··· INFORMATION SHOWN ···
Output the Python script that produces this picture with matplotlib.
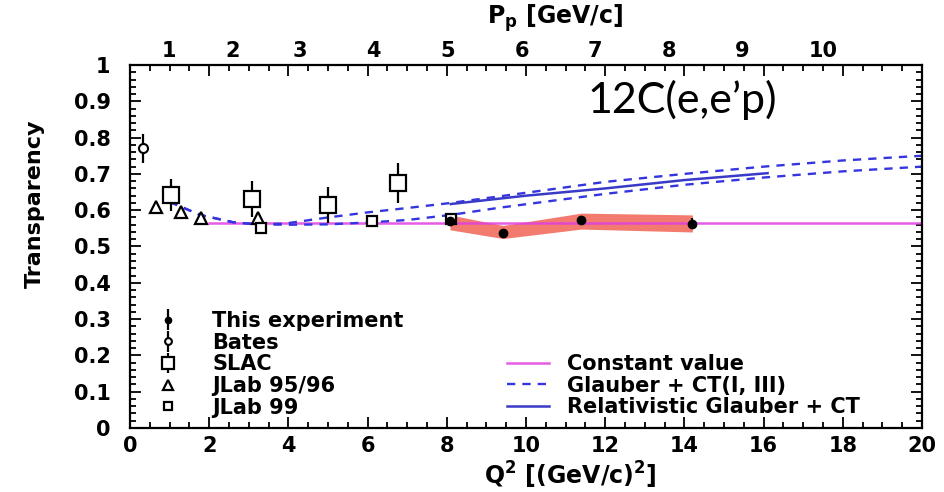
import matplotlib
matplotlib.use('Agg')
import matplotlib.pyplot as plt
from matplotlib.ticker import MultipleLocator, FormatStrFormatter

plt.rcParams['font.family'] = ['DejaVu Sans']
plt.rcParams['font.weight'] = 'bold'
plt.rcParams['mathtext.fontset'] = 'custom'
plt.rcParams['mathtext.rm'] = 'DejaVu Sans:bold'
plt.rcParams['mathtext.default'] = 'rm'

# data
exp_q2 = [8.08, 9.42, 11.4, 14.2]
exp_t = [0.570, 0.537, 0.573, 0.563]
exp_err = [0.008, 0.008, 0.012, 0.015]
band_lo = [0.546, 0.522, 0.548, 0.540]
band_hi = [0.587, 0.558, 0.592, 0.587]

bates_q2 = [0.33]
bates_t = [0.77]
bates_err = [0.04]

slac_q2 = [1.04, 3.08, 5.0, 6.77]
slac_t = [0.642, 0.630, 0.614, 0.675]
slac_err = [0.045, 0.05, 0.05, 0.055]

jlab9596_q2 = [0.66, 1.29, 1.79, 3.24]
jlab9596_t = [0.610, 0.595, 0.578, 0.578]

jlab99_q2 = [3.3, 6.1, 8.1]
jlab99_t = [0.550, 0.570, 0.576]

const_q2 = [2.0, 20.0]
const_t = [0.565, 0.565]

glauber_up_q2 = [1.0, 1.3, 1.77, 2.6, 3.2, 3.9, 5.0, 6.0, 7.0, 8.1, 10, 12, 14, 16, 18, 20]
glauber_up_t = [0.623, 0.609, 0.587, 0.567, 0.561, 0.563, 0.580, 0.594, 0.606, 0.620,
                0.648, 0.678, 0.700, 0.720, 0.737, 0.750]
glauber_lo_q2 = [1.0, 1.3, 1.77, 2.6, 3.2, 4.0, 5.0, 6.0, 7.0, 8.1, 9.34, 12, 14, 16, 18, 20]
glauber_lo_t = [0.623, 0.609, 0.587, 0.567, 0.561, 0.560, 0.561, 0.566, 0.573, 0.587,
                0.607, 0.645, 0.670, 0.690, 0.707, 0.720]

rel_q2 = [8.1, 10, 12, 14, 16.1]
rel_t = [0.617, 0.640, 0.660, 0.683, 0.702]

# top axis: proton momentum labels and where they sit in Q^2
p_labels = ['1', '2', '3', '4', '5', '6', '7', '8', '9', '10']
p_pos = [0.99, 2.6, 4.29, 6.14, 8.03, 9.9, 11.74, 13.6, 15.45, 17.5]

fig = plt.figure(figsize=(9.45, 4.92), dpi=100)
ax = fig.add_axes([130/945, 1-428/492, 792/945, 363/492])

band_col = '#f27a6e'
mag = '#e040e0'
blue = '#3535e0'

ax.fill_between(exp_q2, band_lo, band_hi, color=band_col, lw=0, zorder=1)
ax.plot(const_q2, const_t, color=mag, lw=1.8, zorder=2, alpha=0.85, label='Constant value')
ax.plot(glauber_up_q2, glauber_up_t, color=blue, lw=1.7, dashes=(3.5, 3), zorder=2,
        label='Glauber + CT(I, III)')
ax.plot(glauber_lo_q2, glauber_lo_t, color=blue, lw=1.7, dashes=(3.5, 3), zorder=2)
ax.plot(rel_q2, rel_t, color='#3a3ac8', lw=1.8, zorder=2, label='Relativistic Glauber + CT')

h_exp = ax.errorbar(exp_q2, exp_t, yerr=exp_err, fmt='o', color='k', ms=6, capsize=0,
                    elinewidth=1.6, zorder=4)
h_bates = ax.errorbar(bates_q2, bates_t, yerr=bates_err, fmt='o', mfc='white', mec='k',
                      ecolor='k', ms=6.5, mew=1.5, capsize=0, elinewidth=1.6, zorder=4)
h_slac = ax.errorbar(slac_q2, slac_t, yerr=slac_err, fmt='s', mfc='white', mec='k',
                     ecolor='k', ms=11.5, mew=1.6, capsize=0, elinewidth=1.6, zorder=4)
h_j95, = ax.plot(jlab9596_q2, jlab9596_t, '^', mfc='white', mec='k', ms=9, mew=1.6,
                 ls='none', zorder=4)
h_j99, = ax.plot(jlab99_q2, jlab99_t, 's', mfc='white', mec='k', ms=7.5, mew=1.6,
                 ls='none', zorder=4)

ax.set_xlim(0, 20)
ax.set_ylim(0, 1)
ax.xaxis.set_major_locator(MultipleLocator(2))
ax.xaxis.set_minor_locator(MultipleLocator(0.5))
ax.yaxis.set_major_locator(MultipleLocator(0.1))
ax.yaxis.set_minor_locator(MultipleLocator(0.02))
ax.yaxis.set_major_formatter(FormatStrFormatter('%g'))
ax.tick_params(which='both', direction='in', top=True, right=True, width=1.3,
               labelsize=15)
ax.tick_params(axis='x', pad=6)
ax.tick_params(axis='y', pad=14)
ax.tick_params(which='major', length=8)
ax.tick_params(which='minor', length=4)
for s in ax.spines.values():
    s.set_linewidth(1.6)

top = ax.secondary_xaxis('top')
top.set_xticks(p_pos)
top.set_xticklabels(p_labels)
top.tick_params(length=0, labelsize=15, pad=3)
top.spines['top'].set_visible(False)

leg1 = ax.legend([h_exp, h_bates, h_slac, h_j95, h_j99],
                 ['This experiment', 'Bates', 'SLAC', 'JLab 95/96', 'JLab 99'],
                 loc='upper left', bbox_to_anchor=(152/945, 1-311/492),
                 bbox_transform=fig.transFigure, frameon=False, fontsize=15,
                 handlelength=1.5, handletextpad=1.4, labelspacing=0.08,
                 borderpad=0, borderaxespad=0, markerscale=0.75)
ax.add_artist(leg1)
ax.legend(loc='upper left', bbox_to_anchor=(507/945, 1-354/492),
          bbox_transform=fig.transFigure, frameon=False, fontsize=15,
          handlelength=2.0, handletextpad=0.9, labelspacing=0.08,
          borderpad=0, borderaxespad=0)

fig.text(35/945, 1-204/492, 'Transparency', rotation=90, ha='center', va='center',
         fontsize=16)
fig.text(570/945, 1-475/492, 'Q$^2$ [(GeV/c)$^2$]', ha='center', va='center', fontsize=17)
fig.text(555/945, 1-18/492, 'P$_{p}$ [GeV/c]', ha='center', va='center', fontsize=17)
fig.text(587/945, 1-100/492, '12C(e,e\u2019p)', ha='left', va='center', fontsize=31,
         family='Lato', fontweight='normal')

fig.savefig('out.png', dpi=100)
···
DESCRIPTION OF THE TASK ▸ Repeat the listing above from its first line through the line that contains "rel_t = [0.617, 0.640, 0.660, 0.683, 0.702]", both included, and nothing more. Drop the pictures.

OUTPUT FOR THIS EXERCISE ▸
Output the Python script that produces this picture with matplotlib.
import matplotlib
matplotlib.use('Agg')
import matplotlib.pyplot as plt
from matplotlib.ticker import MultipleLocator, FormatStrFormatter

plt.rcParams['font.family'] = ['DejaVu Sans']
plt.rcParams['font.weight'] = 'bold'
plt.rcParams['mathtext.fontset'] = 'custom'
plt.rcParams['mathtext.rm'] = 'DejaVu Sans:bold'
plt.rcParams['mathtext.default'] = 'rm'

# data
exp_q2 = [8.08, 9.42, 11.4, 14.2]
exp_t = [0.570, 0.537, 0.573, 0.563]
exp_err = [0.008, 0.008, 0.012, 0.015]
band_lo = [0.546, 0.522, 0.548, 0.540]
band_hi = [0.587, 0.558, 0.592, 0.587]

bates_q2 = [0.33]
bates_t = [0.77]
bates_err = [0.04]

slac_q2 = [1.04, 3.08, 5.0, 6.77]
slac_t = [0.642, 0.630, 0.614, 0.675]
slac_err = [0.045, 0.05, 0.05, 0.055]

jlab9596_q2 = [0.66, 1.29, 1.79, 3.24]
jlab9596_t = [0.610, 0.595, 0.578, 0.578]

jlab99_q2 = [3.3, 6.1, 8.1]
jlab99_t = [0.550, 0.570, 0.576]

const_q2 = [2.0, 20.0]
const_t = [0.565, 0.565]

glauber_up_q2 = [1.0, 1.3, 1.77, 2.6, 3.2, 3.9, 5.0, 6.0, 7.0, 8.1, 10, 12, 14, 16, 18, 20]
glauber_up_t = [0.623, 0.609, 0.587, 0.567, 0.561, 0.563, 0.580, 0.594, 0.606, 0.620,
                0.648, 0.678, 0.700, 0.720, 0.737, 0.750]
glauber_lo_q2 = [1.0, 1.3, 1.77, 2.6, 3.2, 4.0, 5.0, 6.0, 7.0, 8.1, 9.34, 12, 14, 16, 18, 20]
glauber_lo_t = [0.623, 0.609, 0.587, 0.567, 0.561, 0.560, 0.561, 0.566, 0.573, 0.587,
                0.607, 0.645, 0.670, 0.690, 0.707, 0.720]

rel_q2 = [8.1, 10, 12, 14, 16.1]
rel_t = [0.617, 0.640, 0.660, 0.683, 0.702]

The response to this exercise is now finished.